海外からの働き手と人間の尊厳
いわゆる入管法の改正が国会で論議され、その審議のプロセスがあまりに拙速だと、この数日間ニュースでも取り上げられています。
常日頃から、キリスト教の信仰の立場に立って、人間の尊厳を語る者として、海外からの働き手をより多く導入しようとする政策に、無関心でいることはできません。

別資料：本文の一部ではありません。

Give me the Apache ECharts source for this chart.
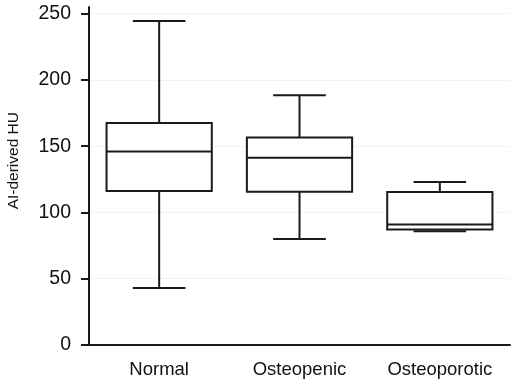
<!DOCTYPE html>
<html>
<head>
<meta charset="utf-8">
<script src="https://cdn.jsdelivr.net/npm/echarts@6/dist/echarts.min.js"></script>
<style>
html,body{margin:0;padding:0;background:#fff;}
#chart{width:514px;height:385px;}
</style>
</head>
<body>
<div id="chart"></div>
<script>
var categories = ['Normal', 'Osteopenic', 'Osteoporotic'];
var whiskerLow = [43, 80, 85.8];
var q1Values = [116.2, 115.7, 87.1];
var medianValues = [146, 141.3, 90.9];
var q3Values = [167.4, 156.6, 115.4];
var whiskerHigh = [244.5, 188.5, 123];
var yTickValues = [0, 50, 100, 150, 200, 250];
var yAxisTitle = 'AI-derived HU';

var data = categories.map(function (c, i) {
  return [i, whiskerLow[i], q1Values[i], medianValues[i], q3Values[i], whiskerHigh[i]];
});

var lineColor = '#1a1a1a';
var textColor = '#111';
var chart = echarts.init(document.getElementById('chart'), null, {renderer: 'canvas'});
chart.setOption({
  backgroundColor: '#fff',
  animation: false,
  grid: {left: 89, right: 4, top: 7, bottom: 40},
  xAxis: {
    type: 'category',
    data: categories,
    boundaryGap: true,
    axisLine: {lineStyle: {color: lineColor, width: 2}},
    axisTick: {alignWithLabel: true, length: 8, lineStyle: {color: lineColor, width: 2}},
    axisLabel: {color: textColor, fontSize: 18.5, fontFamily: 'Liberation Sans, Arial, sans-serif', margin: 15},
    splitLine: {show: false}
  },
  yAxis: {
    type: 'value',
    min: 0,
    max: 255,
    interval: 50,
    axisLine: {show: true, lineStyle: {color: lineColor, width: 2}},
    axisTick: {show: true, length: 8, lineStyle: {color: lineColor, width: 2}, customValues: yTickValues},
    axisLabel: {color: textColor, fontSize: 19.5, fontFamily: 'Liberation Sans, Arial, sans-serif', margin: 18, customValues: yTickValues},
    splitLine: {show: true, lineStyle: {color: '#f3f3f3', width: 1}}
  },
  graphic: [{
    type: 'text',
    left: 6,
    top: 112,
    rotation: Math.PI / 2,
    style: {
      text: yAxisTitle,
      fill: textColor,
      font: '15.5px "Liberation Sans", Arial, sans-serif'
    }
  }],
  series: [{
    type: 'custom',
    data: data,
    encode: {x: 0, y: [1, 2, 3, 4, 5]},
    renderItem: function (params, api) {
      var idx = api.value(0);
      var band = api.size([1, 0])[0];
      var bw = band * 0.75, cw = band * 0.375;
      var pLow = api.coord([idx, api.value(1)]);
      var pQ1 = api.coord([idx, api.value(2)]);
      var pMed = api.coord([idx, api.value(3)]);
      var pQ3 = api.coord([idx, api.value(4)]);
      var pHigh = api.coord([idx, api.value(5)]);
      var x = pLow[0];
      var st = {stroke: lineColor, lineWidth: 2, fill: null};
      function line(x1, y1, x2, y2) {
        return {type: 'line', shape: {x1: x1, y1: y1, x2: x2, y2: y2}, style: st};
      }
      return {
        type: 'group',
        children: [
          line(x, pHigh[1], x, pQ3[1]),
          line(x, pQ1[1], x, pLow[1]),
          line(x - cw / 2, pHigh[1], x + cw / 2, pHigh[1]),
          line(x - cw / 2, pLow[1], x + cw / 2, pLow[1]),
          {type: 'rect', shape: {x: x - bw / 2, y: pQ3[1], width: bw, height: pQ1[1] - pQ3[1]},
           style: {stroke: lineColor, lineWidth: 2, fill: '#fff'}},
          line(x - bw / 2, pMed[1], x + bw / 2, pMed[1])
        ]
      };
    }
  }]
});
</script>
</body>
</html>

毎日曜日の教会の現実を見れば、そこには日本人の信徒とともに、海外から来られた信徒の方が多くおられ、近年は特にアジア諸国からの若い信徒の方々が急増していることを実感いたします。キリスト者の立場からは、同じ神を信じ、同じイエスをキリストと信じる兄弟姉妹は、国境を越えて一つの共同体を形作る大切な仲間です。その仲間たちには、様々な歴史的背景があり、来日の事情もそれぞれ異なっています。留学生やビジネス、または結婚などで来日された方も多いとはいえ、今特に増加しているのは、いわゆる技能実習生として来日された若者たちです。
確かに、『人口の大きな塊である「団塊の世代」は2022年に後期高齢者(75歳)に達し、嘱託などとして働いていた職場からの「引退」が本格化し始めるとみられる。そうなると65歳以上の就業者数の増加はそろそろ見込めなくなってくる。つまり、人手不足はこれから「本番」を迎える』ことは間違いがなく、日本の社会は極端な人手不足に直面することは間違いがありません(日経ビジネス10月26日)
それを見越して、必要な労働力を確保しなければならないと考えることは、政府にとっては当然の責務であると思います。しかし、「いわゆる移民政策は採らない」という方針を明示するがあまり、ともすれば海外からやってこられる働き手を、一人ひとりの人間としてではなく、抽象的な「労働力」として見てしまう傾向も感じられます。
人間の生命は、神がご自分の似姿として創造されたが故に、一人ひとりに人間の尊厳があると信じている私たちキリスト者は、神がそのいつくしみをもってひとりたりとも忘れることなく、一人ひとりの名前を手のひらに刻みこむほどに(イザヤ書49章)すべてのいのちをいつくしまれているとも信じています。
そう信じるとき、ニュースなどから報道されてくる、いわゆる技能実習生の方々の置かれた過酷な労働現場の現実や、ともすれば奴隷労働のような取り扱い、そして実際に教会で出会う海外から来られた方々の実情を目の当たりにして、心の底から悲しみを感じざるを得ません。
教皇フランシスコは、排除されても良い人は誰ひとりいない、忘れ去られて良い人は誰ひとりいない、と説かれ、無関心のグローバル化に警鐘を鳴らされています。それは、キリストを信じる仲間だけに向けられているのではなく、思想や信条にかかわらず、神が創造されたすべての生命に対して向けられた言葉です。ですから教会は、キリスト者だけにではなく、すべての人の悲しみと苦しみに対して関心を持っています。
将来に向けて日本における労働力の確保を考えるとき、どうか、どうか、海外から来られる働き手は、ひとりの大切な人間であることを、尊厳を持った存在であることを、神が愛されいつくしまれて大切にされている生命であることを、忘れないでいただきたい。人間の尊厳を、守り抜く道を整えていただきたい。私たちは、それを常に心にとめておきたいと思います。
残念ながら、すべての人が満足する方法は、どの分野でも実際には存在しないのかも知れません。しかし、この大切な兄弟姉妹を、十把一絡げに抽象的な『労働力』と見なしてしまうことのないように、心から願います。
そして教会は、教会として、人間の尊厳を奪い取られるような状況に追い込まれた兄弟姉妹に、常に寄り添い助け合う存在でありたいと思います。